■ Directive
Copy out exactly the lines spanning the line with "What matplotlib code" to the line with "from matplotlib.ticker import", inclusive, from the data underneath, with no pictures.

■ Source material
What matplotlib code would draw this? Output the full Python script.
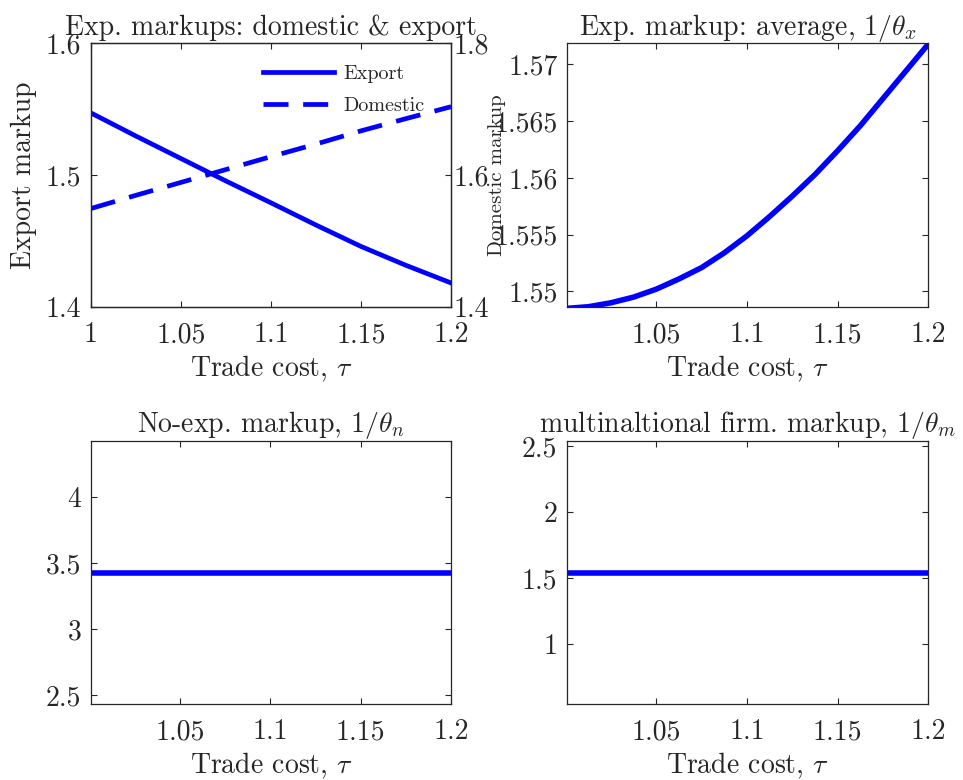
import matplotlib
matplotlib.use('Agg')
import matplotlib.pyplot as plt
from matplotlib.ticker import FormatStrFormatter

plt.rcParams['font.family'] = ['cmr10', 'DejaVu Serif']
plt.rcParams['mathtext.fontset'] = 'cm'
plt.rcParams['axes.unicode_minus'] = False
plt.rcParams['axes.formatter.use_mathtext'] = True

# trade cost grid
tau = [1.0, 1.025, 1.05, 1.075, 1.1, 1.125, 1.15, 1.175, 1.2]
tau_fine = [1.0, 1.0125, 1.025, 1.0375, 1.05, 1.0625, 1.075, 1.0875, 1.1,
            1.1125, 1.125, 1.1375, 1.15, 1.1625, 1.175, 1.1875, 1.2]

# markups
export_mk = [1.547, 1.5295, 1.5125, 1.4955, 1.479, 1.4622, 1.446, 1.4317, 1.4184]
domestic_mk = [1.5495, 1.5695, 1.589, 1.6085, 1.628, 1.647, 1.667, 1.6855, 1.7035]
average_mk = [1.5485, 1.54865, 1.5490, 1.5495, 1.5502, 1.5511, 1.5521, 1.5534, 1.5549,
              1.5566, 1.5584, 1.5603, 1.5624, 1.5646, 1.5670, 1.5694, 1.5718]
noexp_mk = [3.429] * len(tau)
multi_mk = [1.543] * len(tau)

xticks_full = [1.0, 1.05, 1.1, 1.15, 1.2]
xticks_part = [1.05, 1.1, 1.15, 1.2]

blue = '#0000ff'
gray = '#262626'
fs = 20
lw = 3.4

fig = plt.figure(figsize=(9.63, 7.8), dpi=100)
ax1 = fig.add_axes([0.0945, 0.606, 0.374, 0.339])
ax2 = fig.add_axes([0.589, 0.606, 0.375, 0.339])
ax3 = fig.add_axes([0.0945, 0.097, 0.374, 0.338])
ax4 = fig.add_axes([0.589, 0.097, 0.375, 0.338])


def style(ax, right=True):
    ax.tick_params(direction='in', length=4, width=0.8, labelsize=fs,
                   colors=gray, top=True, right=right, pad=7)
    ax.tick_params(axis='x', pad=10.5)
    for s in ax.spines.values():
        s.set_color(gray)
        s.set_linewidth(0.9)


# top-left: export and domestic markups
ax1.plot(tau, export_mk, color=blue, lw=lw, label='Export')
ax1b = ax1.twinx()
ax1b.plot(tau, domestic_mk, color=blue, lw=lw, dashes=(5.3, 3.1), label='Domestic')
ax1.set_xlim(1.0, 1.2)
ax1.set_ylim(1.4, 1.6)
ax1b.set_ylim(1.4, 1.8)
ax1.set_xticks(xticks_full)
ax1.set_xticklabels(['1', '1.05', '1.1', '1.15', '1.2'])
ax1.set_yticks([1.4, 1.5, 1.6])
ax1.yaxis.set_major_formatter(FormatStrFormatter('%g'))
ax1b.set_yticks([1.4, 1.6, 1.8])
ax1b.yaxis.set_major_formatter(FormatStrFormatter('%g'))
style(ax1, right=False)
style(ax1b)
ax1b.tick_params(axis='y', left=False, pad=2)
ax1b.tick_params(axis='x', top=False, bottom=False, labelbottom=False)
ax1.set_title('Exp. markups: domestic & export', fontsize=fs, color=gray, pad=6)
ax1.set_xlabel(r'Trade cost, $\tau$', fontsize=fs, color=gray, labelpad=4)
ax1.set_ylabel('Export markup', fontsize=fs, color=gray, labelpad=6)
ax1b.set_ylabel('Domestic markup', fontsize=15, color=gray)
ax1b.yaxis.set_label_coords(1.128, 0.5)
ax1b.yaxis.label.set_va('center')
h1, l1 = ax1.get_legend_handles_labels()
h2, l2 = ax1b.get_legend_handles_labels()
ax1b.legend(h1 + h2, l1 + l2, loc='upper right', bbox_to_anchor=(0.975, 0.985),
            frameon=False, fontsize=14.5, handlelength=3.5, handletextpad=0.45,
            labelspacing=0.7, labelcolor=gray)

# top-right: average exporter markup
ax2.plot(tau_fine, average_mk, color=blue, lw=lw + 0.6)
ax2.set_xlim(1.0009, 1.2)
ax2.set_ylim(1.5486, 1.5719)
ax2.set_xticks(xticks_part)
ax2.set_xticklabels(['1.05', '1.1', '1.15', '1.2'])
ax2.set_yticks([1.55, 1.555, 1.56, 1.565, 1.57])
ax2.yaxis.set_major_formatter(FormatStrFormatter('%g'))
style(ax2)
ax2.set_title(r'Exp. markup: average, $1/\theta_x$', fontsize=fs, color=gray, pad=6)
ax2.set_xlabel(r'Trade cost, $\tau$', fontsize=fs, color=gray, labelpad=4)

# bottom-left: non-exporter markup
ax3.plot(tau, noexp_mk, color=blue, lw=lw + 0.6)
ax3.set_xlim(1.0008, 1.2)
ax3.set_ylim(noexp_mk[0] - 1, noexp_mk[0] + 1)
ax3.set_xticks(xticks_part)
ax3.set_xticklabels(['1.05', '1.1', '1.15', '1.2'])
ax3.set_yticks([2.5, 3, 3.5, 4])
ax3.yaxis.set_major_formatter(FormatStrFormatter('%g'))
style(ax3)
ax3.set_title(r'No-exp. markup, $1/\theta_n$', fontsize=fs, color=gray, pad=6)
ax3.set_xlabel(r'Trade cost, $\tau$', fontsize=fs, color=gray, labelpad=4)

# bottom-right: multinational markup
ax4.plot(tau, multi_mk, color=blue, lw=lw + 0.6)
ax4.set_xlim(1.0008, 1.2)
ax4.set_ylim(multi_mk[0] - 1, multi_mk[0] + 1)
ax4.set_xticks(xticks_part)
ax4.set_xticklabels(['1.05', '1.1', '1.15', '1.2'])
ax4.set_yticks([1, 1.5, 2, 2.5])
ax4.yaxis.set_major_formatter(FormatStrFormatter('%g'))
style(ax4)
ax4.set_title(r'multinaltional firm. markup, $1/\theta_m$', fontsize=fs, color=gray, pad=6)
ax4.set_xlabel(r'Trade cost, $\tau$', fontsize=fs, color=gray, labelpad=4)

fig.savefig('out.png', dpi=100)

...

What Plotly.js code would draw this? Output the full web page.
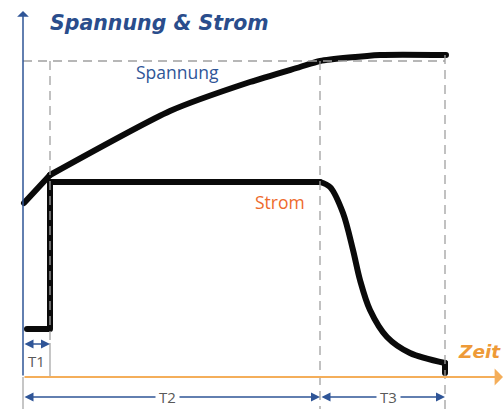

==

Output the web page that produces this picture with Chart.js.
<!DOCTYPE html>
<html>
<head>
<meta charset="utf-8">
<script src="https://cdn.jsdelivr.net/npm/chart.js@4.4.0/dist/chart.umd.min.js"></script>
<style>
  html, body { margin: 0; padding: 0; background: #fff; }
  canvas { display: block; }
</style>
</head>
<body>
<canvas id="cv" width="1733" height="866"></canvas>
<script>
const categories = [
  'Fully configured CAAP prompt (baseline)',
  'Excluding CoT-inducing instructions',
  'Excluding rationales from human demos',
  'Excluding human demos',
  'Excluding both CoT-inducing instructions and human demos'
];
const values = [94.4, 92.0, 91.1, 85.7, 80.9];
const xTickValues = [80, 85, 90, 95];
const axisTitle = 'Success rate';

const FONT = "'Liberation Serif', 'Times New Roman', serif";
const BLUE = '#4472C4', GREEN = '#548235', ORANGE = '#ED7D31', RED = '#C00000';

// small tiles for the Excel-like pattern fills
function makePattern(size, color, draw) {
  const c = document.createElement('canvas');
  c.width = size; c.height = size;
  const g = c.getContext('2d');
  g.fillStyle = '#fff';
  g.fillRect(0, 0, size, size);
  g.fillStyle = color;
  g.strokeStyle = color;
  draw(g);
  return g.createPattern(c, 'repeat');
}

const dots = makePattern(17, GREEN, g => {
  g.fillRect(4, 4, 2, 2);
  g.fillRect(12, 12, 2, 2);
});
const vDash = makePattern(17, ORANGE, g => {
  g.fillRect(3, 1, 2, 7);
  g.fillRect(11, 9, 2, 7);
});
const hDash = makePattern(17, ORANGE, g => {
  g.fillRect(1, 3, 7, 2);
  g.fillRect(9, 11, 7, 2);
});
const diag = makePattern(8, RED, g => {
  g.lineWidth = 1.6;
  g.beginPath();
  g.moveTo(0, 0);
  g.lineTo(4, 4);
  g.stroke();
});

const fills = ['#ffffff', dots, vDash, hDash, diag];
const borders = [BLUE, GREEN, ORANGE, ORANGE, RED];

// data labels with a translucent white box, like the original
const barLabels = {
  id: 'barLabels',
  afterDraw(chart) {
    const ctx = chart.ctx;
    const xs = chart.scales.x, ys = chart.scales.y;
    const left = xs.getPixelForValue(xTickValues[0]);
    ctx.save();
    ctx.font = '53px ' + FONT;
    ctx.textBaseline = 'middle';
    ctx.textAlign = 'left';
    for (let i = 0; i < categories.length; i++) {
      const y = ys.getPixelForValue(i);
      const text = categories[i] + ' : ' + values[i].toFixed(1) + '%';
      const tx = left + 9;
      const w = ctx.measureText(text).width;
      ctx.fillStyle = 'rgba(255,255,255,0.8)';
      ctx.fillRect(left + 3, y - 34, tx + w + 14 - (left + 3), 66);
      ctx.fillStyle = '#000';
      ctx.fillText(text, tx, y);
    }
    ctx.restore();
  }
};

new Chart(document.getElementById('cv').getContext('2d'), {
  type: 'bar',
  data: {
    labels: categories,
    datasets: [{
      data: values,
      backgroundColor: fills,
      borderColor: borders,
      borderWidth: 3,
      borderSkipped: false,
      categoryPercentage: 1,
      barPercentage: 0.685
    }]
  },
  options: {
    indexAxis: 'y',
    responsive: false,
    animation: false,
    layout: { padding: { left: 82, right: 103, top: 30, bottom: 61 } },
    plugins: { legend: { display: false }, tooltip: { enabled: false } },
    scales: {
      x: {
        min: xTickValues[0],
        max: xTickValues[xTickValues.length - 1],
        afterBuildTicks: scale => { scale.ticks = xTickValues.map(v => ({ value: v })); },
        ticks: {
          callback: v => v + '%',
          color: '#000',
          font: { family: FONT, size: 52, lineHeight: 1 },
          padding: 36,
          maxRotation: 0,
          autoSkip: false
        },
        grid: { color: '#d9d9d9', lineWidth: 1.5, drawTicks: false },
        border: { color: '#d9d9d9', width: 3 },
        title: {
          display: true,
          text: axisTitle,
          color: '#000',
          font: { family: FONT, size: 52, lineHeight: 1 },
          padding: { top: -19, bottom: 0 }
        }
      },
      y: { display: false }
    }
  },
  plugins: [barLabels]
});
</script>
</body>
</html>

■ Expected output
What matplotlib code would draw this? Output the full Python script.
import matplotlib
matplotlib.use('Agg')
import matplotlib.pyplot as plt
from matplotlib.ticker import FormatStrFormatter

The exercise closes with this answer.